Part of the Cycle of Philanthropy

Part of the Cycle of Philanthropy

April 17, 2018

Glenmeadow has been steeped in philanthropy since it opened its doors in 1884.

A group of civic leaders came together then to create the Springfield Home for Aged Women, providing a dignified residence for 16 women in the region who had neither family nor means. We have grown since then—in terms of who we serve, how many we serve and what we offer.

And at our core, we are still a nonprofit that gives back to older adults in Greater Springfield.

In the past decade or so, we have grown from a life plan community that serves 40 people each year to one that provides a place to call home as well as a range of services for roughly 500 individuals on our Longmeadow campus and throughout the region.

Financial gifts and bequests over the years have allowed us to grow and continue to operate from a philanthropic center. But there are times when we also must ask for support. It’s part of what we see as our cycle of giving.

It is support from donors who value our commitment to older adults that allows us to grow, expand, and make enhancements to our programs and services.

With this in mind, we would like to let you know that the sixth annual Valley Gives Day is coming on May 1, and we hope that you will consider giving to those nonprofits in the region that you consider to be transformative. We hope that you keep Glenmeadow top of mind.

The Community Foundation of Western Massachusetts is the sponsor for Valley Gives Day, a 24-hour, online giving event for nonprofits in the Pioneer Valley. All you need do is go to our Valley Gives page, and you can make a gift to help us fund the work that is bolstering older adults.

There are many ways in which we will make your gift count.

We continue to provide a scholarship program—a safety net of sorts—for residents who outlive their assets, so that they can continue to stay in the place they call home. We also have a Staff Education Fund, through which we support employees who want to go back to school or take a class to enhance their careers or feed their minds.

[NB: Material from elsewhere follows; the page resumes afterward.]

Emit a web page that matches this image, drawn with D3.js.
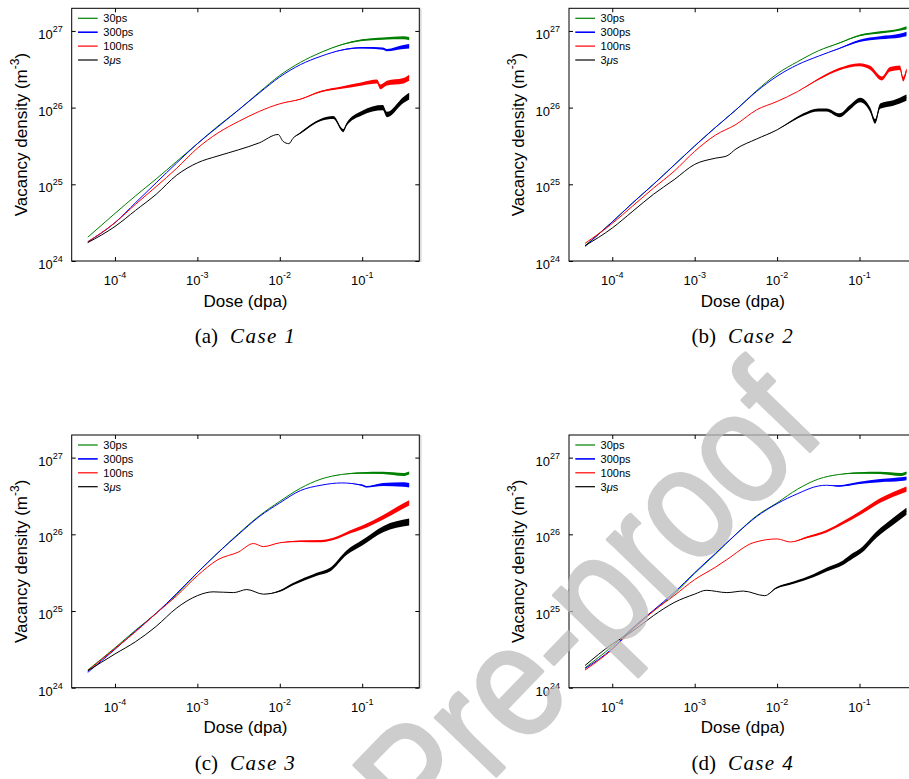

And now, as part of a strategic goal to enhance our commitment to people in the community with Alzheimer’s or another dementia, and their families, we have developed new services to help us live into that promise.

“We are aware of the increasing number of people in the community whose lives are touched in some way by dementia,” Anne Thomas, our president and CEO, says. “We want to help them access support. We also want to reduce the stigma they experience. We want to help people understand dementia and walk toward those who need help—not away.”

Earlier this year, we partnered with the Longmeadow Adult Center, JGS Lifecare, and the Alzheimer’s Association to create Dementia Friendly Longmeadow. Through this initiative, throughout the year, we will take part in offering resources and education to professionals and area residents alike.

“We want to create empathy,” Anne says. “We want to be part of a system that offers compassion.”

As part of Dementia Friendly Longmeadow, we have offered once thus far—and will offer again—the Dementia Tour, an educational tool that allows people to experience what it is like to live with dementia.

Finally, we also have launched in the past year our Caregivers Support Group for both professionals and family members who are assisting someone with Alzheimer’s disease or another type of dementia.

Meetings are held at our life plan community at 24 Tabor Crossing twice per month on the first Tuesday from 5:30 to 7 p.m. and the third Thursday from noon to 1 p.m.

We hope if you or your family are touched by dementia, you will reach to us for help.

And we likewise hope that you will reach to us to support us in this work.